Researchers at the Massachusetts Institute of Technology (MIT) announced a significant development in micro-scale aerial robotics in 2025, demonstrating agile microrobots capable of flight speeds and acrobatic maneuvers comparable to those of insects like the bumblebee. This advance addresses previous limitations in micro-robotics characterized by slow and predictable flight paths, establishing a new standard for performance at this scale.

The core of the innovation lies in a novel, bioinspired control framework integrated with an artificial intelligence-based controller. This system allows the diminutive robotic insect to execute highly dynamic actions, including continuous body flips. The implementation of this advanced control scheme resulted in substantial performance gains: the robot's flight speed increased by approximately 450 percent, and its acceleration rose by about 250 percent compared to earlier iterations.

To quantify the enhanced agility, the device, which is cassette-sized and weighs less than a paperclip, successfully completed ten consecutive somersaults in just eleven seconds while maintaining its intended path despite external wind disturbances. This performance level, which incorporates a saccade—a rapid burst-and-brake action used by insects for sudden stops—was achieved despite the robot's low inertial mass and inherent sensitivity to environmental forces.

The system is propelled by flapping wings driven by artificial muscles, a design focus for Professor Kevin Chen's group at MIT over the past five years. Co-senior author Kevin Chen characterized the achievement as a vital step toward the long-term objective of navigating environments inaccessible to conventional quadcopters.
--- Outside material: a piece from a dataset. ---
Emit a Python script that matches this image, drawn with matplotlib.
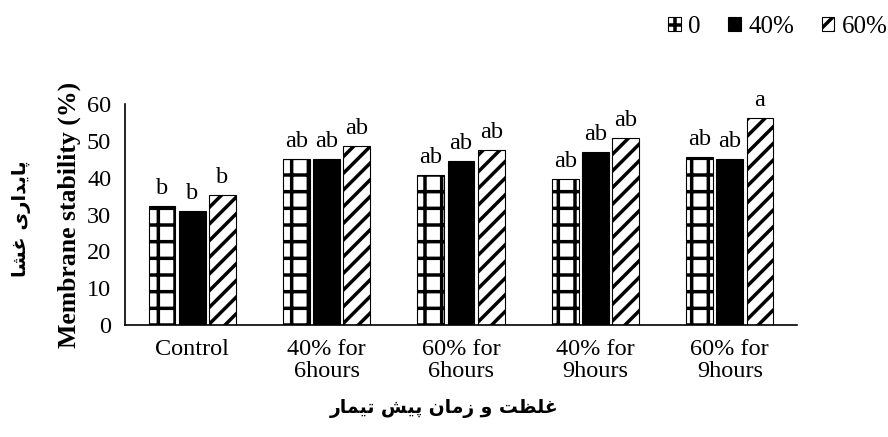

The research, which also involved co-senior author Jonathan P. How from the Department of Aeronautics and Astronautics, was formally published in the journal Science Advances on December 3, 2025.

The AI controller employs a dual architecture: an expert Model Predictive Controller (MPC) for planning aggressive maneuvers within physical limits, and a deep-learned policy trained through imitation learning for efficient real-time execution. This enhanced agility holds potential for time-critical applications, moving aerial microrobotics closer to practical use in confined settings, such as search-and-rescue operations under collapsed rubble where larger drones cannot operate.

Future development, as outlined by the research team, centers on achieving fully autonomous operation by integrating onboard sensors and cameras, moving away from external motion-tracking systems. This transition will be essential for deployment in outdoor environments and for enabling coordinated swarm behavior, signaling a potential shift in the micro-robotics community toward computationally efficient control for insect-scale systems.